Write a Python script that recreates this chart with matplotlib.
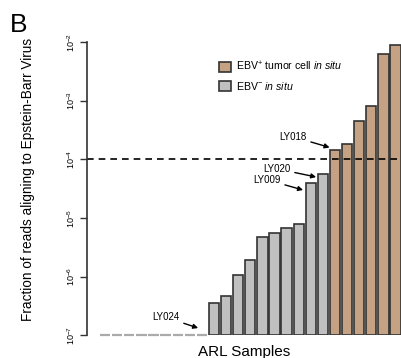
import numpy as np
import matplotlib
matplotlib.use("Agg")
from matplotlib import pyplot as plt

plt.rcParams['font.family'] = ['Liberation Sans', 'DejaVu Sans']
plt.rcParams['mathtext.fontset'] = 'custom'
plt.rcParams['mathtext.rm'] = 'Liberation Sans'
plt.rcParams['mathtext.it'] = 'Liberation Sans:italic'

# fraction of reads per sample (0 = none found)
zero_samples = [0, 0, 0, 0, 0, 0, 0, 0, 0]
ebv_neg = [3.5e-7, 4.6e-7, 1.06e-6, 1.9e-6, 4.7e-6, 5.6e-6, 6.7e-6, 8.0e-6, 3.9e-5, 5.6e-5]
ebv_pos = [1.45e-4, 1.82e-4, 4.5e-4, 8.0e-4, 6.3e-3, 8.9e-3]
ytick_vals = [1e-7, 1e-6, 1e-5, 1e-4, 1e-3, 1e-2]
ytick_labels = [r'$10^{-7}$', r'$10^{-6}$', r'$10^{-5}$', r'$10^{-4}$', r'$10^{-3}$', r'$10^{-2}$']
threshold = 1e-4

TAN = '#c4a283'
GREY = '#c0c0c0'
EDGE = '#333333'
BOT = 1e-7

fig = plt.figure(figsize=(4.01, 3.58), dpi=100)
ax = fig.add_axes([0.217, 0.064, 0.783, 0.818])

n0 = len(zero_samples)
x0 = np.arange(n0)
x_neg = np.arange(n0, n0 + len(ebv_neg))
x_pos = np.arange(n0 + len(ebv_neg), n0 + len(ebv_neg) + len(ebv_pos))
w = 0.85

# zero samples: just a grey stub on the baseline
ax.hlines([BOT] * n0, x0 - w / 2, x0 + w / 2, colors='#aaaaaa', lw=1.6, clip_on=False)

ax.bar(x_neg, np.array(ebv_neg) - BOT, bottom=BOT, width=w, color=GREY,
       edgecolor=EDGE, lw=1.2, label=r'EBV$^{-}$ $\mathit{in\ situ}$')
ax.bar(x_pos, np.array(ebv_pos) - BOT, bottom=BOT, width=w, color=TAN,
       edgecolor=EDGE, lw=1.2, label=r'EBV$^{+}$ tumor cell $\mathit{in\ situ}$')

ax.axhline(threshold, color='black', ls=(0, (4, 3)), lw=1.2)

ax.set_yscale('log')
ax.set_ylim(BOT, 1e-2)
ax.set_xlim(-1.49, 24.45)
ax.set_yticks(ytick_vals)
ax.set_yticklabels(ytick_labels, rotation=90, va='center', fontsize=6.5)
ax.minorticks_off()
ax.tick_params(axis='y', length=5, width=1, pad=2, color='#333333')
ax.set_xticks([])
for s in ['top', 'right', 'bottom']:
    ax.spines[s].set_visible(False)
ax.spines['left'].set_color('#333333')
ax.spines['left'].set_linewidth(1.2)

ax.set_ylabel('Fraction of reads aligning to Epstein-Barr Virus', fontsize=9.8)
ax.yaxis.set_label_coords(-0.165, 0.53)
ax.set_xlabel('ARL Samples', fontsize=11, labelpad=7)

h, l = ax.get_legend_handles_labels()
ax.legend(h[::-1], l[::-1], loc='upper left', bbox_to_anchor=(0.408, 0.955), frameon=False,
          fontsize=7.6, handlelength=1.1, handleheight=1.1, handletextpad=0.45,
          labelspacing=0.65, borderaxespad=0)

arrow = dict(arrowstyle='-|>', color='black', lw=1, mutation_scale=7,
             shrinkA=1, shrinkB=0)
ax.annotate('LY018', xy=(x_pos[0] - 0.45, 1.6e-4), xytext=(x_pos[0] - 3.46, 2.43e-4),
            fontsize=7, ha='center', va='center', arrowprops=arrow)
ax.annotate('LY020', xy=(x_neg[-1] - 0.56, 5.0e-5), xytext=(x_neg[-1] - 3.79, 6.9e-5),
            fontsize=7, ha='center', va='center', arrowprops=arrow)
ax.annotate('LY009', xy=(x_neg[-2] - 0.64, 3.0e-5), xytext=(x_neg[-2] - 3.61, 4.47e-5),
            fontsize=7, ha='center', va='center', arrowprops=arrow)
ax.annotate('LY024', xy=(x0[-1] - 0.31, 1.32e-7), xytext=(x0[-1] - 2.96, 2.0e-7),
            fontsize=7, ha='center', va='center', arrowprops=arrow)

fig.text(0.025, 0.897, 'B', fontsize=19, ha='left', va='bottom')

fig.savefig('out.png', dpi=100)
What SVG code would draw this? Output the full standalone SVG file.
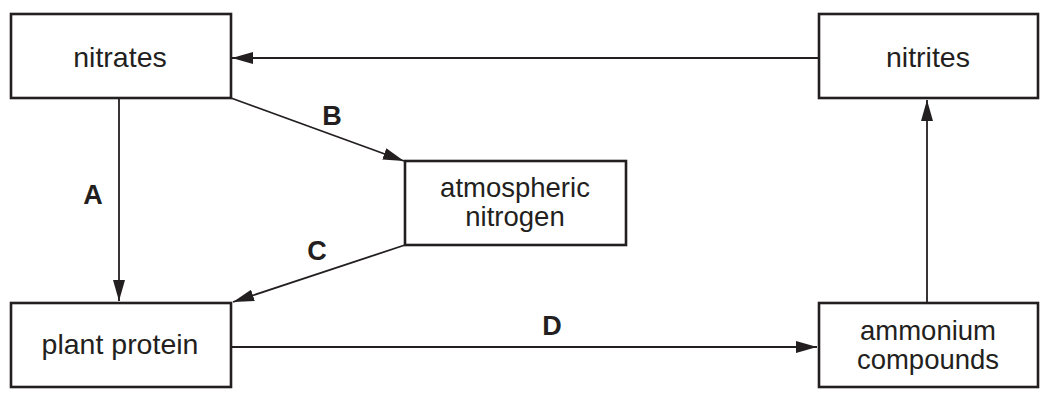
<svg xmlns="http://www.w3.org/2000/svg" width="1043" height="394" viewBox="0 0 1043 394">
<style>
.box{fill:#fff;stroke:#231f20;stroke-width:2.6}
.t{font-family:"Liberation Sans",Arial,sans-serif;font-size:28.5px;fill:#231f20;text-anchor:middle}
.t2{font-size:27.5px}
.l{font-family:"Liberation Sans",Arial,sans-serif;font-size:27px;font-weight:bold;fill:#231f20;text-anchor:middle}
.c{stroke:#231f20;stroke-width:1.8;fill:none;marker-end:url(#ah)}
</style>
<defs>
<marker id="ah" markerUnits="userSpaceOnUse" markerWidth="22" markerHeight="12" refX="21" refY="6" orient="auto">
<path d="M0,0 L21,6 L0,12 z" fill="#231f20"/>
</marker>
</defs>
<rect width="1043" height="394" fill="#fff"/>
<g id="connectors">
<line class="c" x1="819" y1="58" x2="232" y2="58"/>
<line class="c" x1="119" y1="98" x2="119" y2="301"/>
<line class="c" x1="231" y1="98" x2="404" y2="161"/>
<line class="c" x1="405" y1="245" x2="233" y2="302"/>
<line class="c" x1="231" y1="347" x2="817" y2="347"/>
<line class="c" x1="927" y1="303" x2="927" y2="100"/>
<text class="l" x="93" y="204">A</text>
<text class="l" x="332" y="125">B</text>
<text class="l" x="317" y="260">C</text>
<text class="l" x="552" y="335">D</text>
</g>
<g id="nitrates">
<rect class="box" x="11" y="14" width="220" height="84"/>
<text class="t" x="120" y="67">nitrates</text>
</g>
<g id="nitrites">
<rect class="box" x="819" y="14" width="219" height="84"/>
<text class="t" x="928" y="67">nitrites</text>
</g>
<g id="atmospheric-nitrogen">
<rect class="box" x="405" y="161" width="221" height="84"/>
<text class="t t2" x="515" y="197">atmospheric</text>
<text class="t t2" x="515" y="226">nitrogen</text>
</g>
<g id="plant-protein">
<rect class="box" x="11" y="303" width="220" height="84"/>
<text class="t" x="120" y="354">plant protein</text>
</g>
<g id="ammonium-compounds">
<rect class="box" x="819" y="303" width="219" height="84"/>
<text class="t t2" x="928" y="340">ammonium</text>
<text class="t t2" x="928" y="369">compounds</text>
</g>
</svg>
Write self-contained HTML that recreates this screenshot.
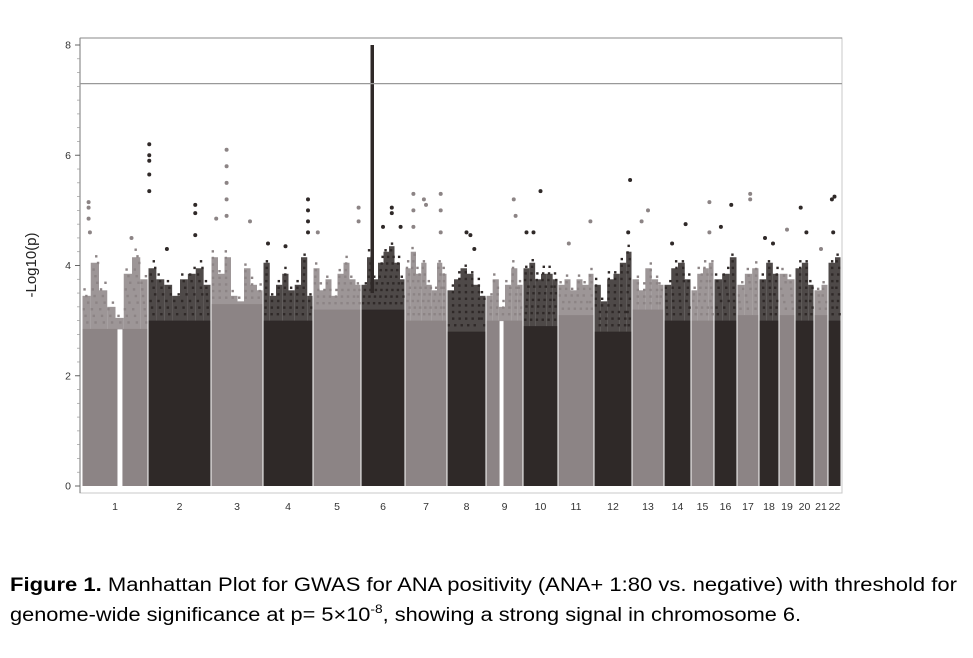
<!DOCTYPE html>
<html><head><meta charset="utf-8"><style>
html,body{margin:0;padding:0;background:#fff;}
svg{display:block;}
</style></head><body>
<svg id="chart" width="973" height="658" viewBox="0 0 973 658" xmlns="http://www.w3.org/2000/svg">
<g id="marks"></g>
<g id="axes"></g>
<text x="0" y="0" transform="translate(36,265) rotate(-90)" text-anchor="middle" font-family="Liberation Sans, sans-serif" font-size="15" fill="#222">-Log10(p)</text>
<g font-family="Liberation Sans, sans-serif" font-size="19" fill="#000">
<text x="10" y="591" textLength="947" lengthAdjust="spacingAndGlyphs"><tspan font-weight="bold">Figure 1.</tspan> Manhattan Plot for GWAS for ANA positivity (ANA+ 1:80 vs. negative) with threshold for</text>
<text x="10" y="621" textLength="791" lengthAdjust="spacingAndGlyphs">genome-wide significance at p= 5×10<tspan font-size="12" dy="-8">-8</tspan><tspan dy="8">, showing a strong signal in chromosome 6.</tspan></text>
</g>
</svg>
<script>
const chromNames = ["1","2","3","4","5","6","7","8","9","10","11","12","13","14","15","16","17","18","19","20","21","22"];
const chromLengths = [66,63,52,50,48,44,42,39,37,35,36,38,32,27,23,23,22,20,16,19,14,13];
const solidLevels = [2.85,3.0,3.3,3.0,3.2,3.2,3.0,2.8,3.0,2.9,3.1,2.8,3.2,3.0,3.0,3.0,3.1,3.0,3.1,3.0,3.1,3.0];
const envelopes = [
 [3.6,4.2,3.7,3.4,3.2,4.0,4.3,3.9],
 [4.1,3.9,3.8,3.6,3.9,4.0,4.1,3.8],
 [4.3,4.0,4.3,3.6,3.5,4.1,3.8,3.7],
 [4.2,3.6,3.8,4.0,3.7,3.8,4.3,3.6],
 [4.1,3.7,3.9,3.6,4.0,4.2,3.9,3.8],
 [3.8,4.3,3.9,4.2,4.4,4.5,4.2,3.9],
 [4.1,4.4,4.0,4.2,3.8,3.7,4.2,4.0],
 [3.7,3.9,4.1,4.0,3.8,3.6],
 [3.6,3.9,3.4,3.8,4.1,3.8],
 [4.1,4.2,3.9,4.0,4.0,3.9],
 [3.8,3.9,3.7,3.9,3.8,4.0],
 [3.8,3.5,3.9,4.0,4.2,4.4],
 [3.9,3.7,4.1,3.9,3.8],
 [3.8,4.1,4.2,3.9],
 [3.7,4.0,4.1,4.2],
 [3.9,4.0,4.3],
 [3.8,4.0,4.1],
 [3.9,4.2,4.0],
 [4.0,3.9],
 [4.1,4.2,3.8],
 [3.7,3.8],
 [4.2,4.3]
];
const hits = [
 [[0.1,5.15],[0.1,5.05],[0.1,4.85],[0.12,4.6],[0.75,4.5]],
 [[0.02,6.2],[0.02,6.0],[0.02,5.9],[0.02,5.65],[0.02,5.35],[0.75,5.1],[0.75,4.95],[0.75,4.55],[0.3,4.3]],
 [[0.3,6.1],[0.3,5.8],[0.3,5.5],[0.3,5.2],[0.3,4.9],[0.1,4.85],[0.75,4.8]],
 [[0.9,5.2],[0.9,5.0],[0.9,4.8],[0.9,4.6],[0.1,4.4],[0.45,4.35]],
 [[0.95,5.05],[0.95,4.8],[0.1,4.6]],
 [[0.5,4.7],[0.7,4.95],[0.7,5.05],[0.9,4.7]],
 [[0.2,5.3],[0.2,5.0],[0.2,4.7],[0.45,5.2],[0.5,5.1],[0.85,5.3],[0.85,5.0],[0.85,4.6]],
 [[0.6,4.55],[0.5,4.6],[0.7,4.3]],
 [[0.75,5.2],[0.8,4.9]],
 [[0.5,5.35],[0.3,4.6],[0.1,4.6]],
 [[0.9,4.8],[0.3,4.4]],
 [[0.95,5.55],[0.9,4.6]],
 [[0.5,5.0],[0.3,4.8]],
 [[0.8,4.75],[0.3,4.4]],
 [[0.8,5.15],[0.8,4.6]],
 [[0.75,5.1],[0.3,4.7]],
 [[0.6,5.3],[0.6,5.2]],
 [[0.3,4.5],[0.7,4.4]],
 [[0.5,4.65]],
 [[0.3,5.05],[0.6,4.6]],
 [[0.5,4.3]],
 [[0.5,5.25],[0.3,5.2],[0.4,4.6]]
];
const peakChrom = 5, peakFrac = 0.25, peakFrom = 3.5, peakTo = 8.0;
const yTicks = [0,2,4,6,8];
const threshold = 7.3;

const NS="http://www.w3.org/2000/svg";
const X0=82, X1=841, Y0=486, Y8=45;
const total = chromLengths.reduce((a,b)=>a+b,0);
const xs = v => X0 + (v/total)*(X1-X0);
const ys = v => Y0 - v*(Y0-Y8)/8;
function mk(tag, attrs, parent){const e=document.createElementNS(NS,tag);for(const k in attrs)e.setAttribute(k,attrs[k]);parent.appendChild(e);return e;}
const marks=document.getElementById('marks'), axes=document.getElementById('axes');
const gaps = {0:[0.545,0.605], 8:[0.38,0.46]};
let cum=0;
chromNames.forEach((name,i)=>{
  const a=xs(cum), b=xs(cum+chromLengths[i]); cum+=chromLengths[i];
  const col = i%2===0 ? "#8c8485" : "#2f2928";
  const g = mk('g',{},marks);
  
  
  const w=b-a;
  const segs = gaps[i] ? [[0,gaps[i][0]],[gaps[i][1],1]] : [[0,1]];
  segs.forEach(s=>{
    const r=mk('rect',{x:a+s[0]*w+0.5,y:ys(solidLevels[i]),width:Math.max(0,(s[1]-s[0])*w-1),height:ys(0)-ys(solidLevels[i]),fill:col},g);
    
    
  });
  const env=envelopes[i], n=env.length;
  env.forEach((v,k)=>{
    const cx=a+(k/n)*w+0.5, cw=w/n-(k===n-1?1:0);
    const r=mk('rect',{x:cx,y:ys(v-0.15),width:Math.max(0.5,cw),height:ys(solidLevels[i])-ys(v-0.15)+0.5,fill:col,opacity:0.85},g);
    
    
    for(let t=solidLevels[i]+0.12;t<v;t+=0.12){
      const d=mk('rect',{x:cx+((t*37)%Math.max(1,cw-2)),y:ys(t)-1,width:2.4,height:2.4,fill:col},g);
      
      
    }
  });
  hits[i].forEach(h=>{
    const c=mk('circle',{cx:a+h[0]*w,cy:ys(h[1]),r:2,fill:col},g);
    
    
  });
  if(i===peakChrom){
    const r=mk('rect',{x:a+peakFrac*w-1.5,y:ys(peakTo),width:3.5,height:ys(peakFrom)-ys(peakTo),fill:col},g);
    
    
  }
  const t=mk('text',{x:(a+b)/2,y:510,'text-anchor':'middle','font-family':'Liberation Sans, sans-serif','font-size':10.5,fill:'#333'},axes);
  t.textContent=name;
  
  
});
const f=mk('rect',{x:80,y:38,width:762,height:455,fill:'none',stroke:'#c8c8c8','stroke-width':1},axes);


const la=mk('line',{x1:80,y1:38,x2:80,y2:493,stroke:'#777','stroke-width':1},axes);


const tl=mk('line',{x1:80,y1:38,x2:842,y2:38,stroke:'#888','stroke-width':1},axes);


for(let v=0;v<=8.001;v+=0.25){
  const tk=mk('line',{x1:77,y1:ys(v),x2:80,y2:ys(v),stroke:'#999','stroke-width':0.7},axes);
  
  
}
yTicks.forEach(v=>{
  const tk=mk('line',{x1:75,y1:ys(v),x2:80,y2:ys(v),stroke:'#666'},axes);
  
  
  const t=mk('text',{x:71,y:ys(v)+3.5,'text-anchor':'end','font-family':'Liberation Sans, sans-serif','font-size':10.5,fill:'#333'},axes);
  t.textContent=v;
  
  
});
const th=mk('line',{x1:80,y1:ys(threshold),x2:842,y2:ys(threshold),stroke:'#999','stroke-width':1.2},axes);


</script>
</body></html>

TASK: Pictures excluded, repeat the records exactly from their opening line through the line containing "from matplotlib import pyplot as plt".

WRITTEN RESPONSE:
Write a Python script that recreates this chart with matplotlib.
import numpy as np
import matplotlib
matplotlib.use("Agg")
from matplotlib import pyplot as plt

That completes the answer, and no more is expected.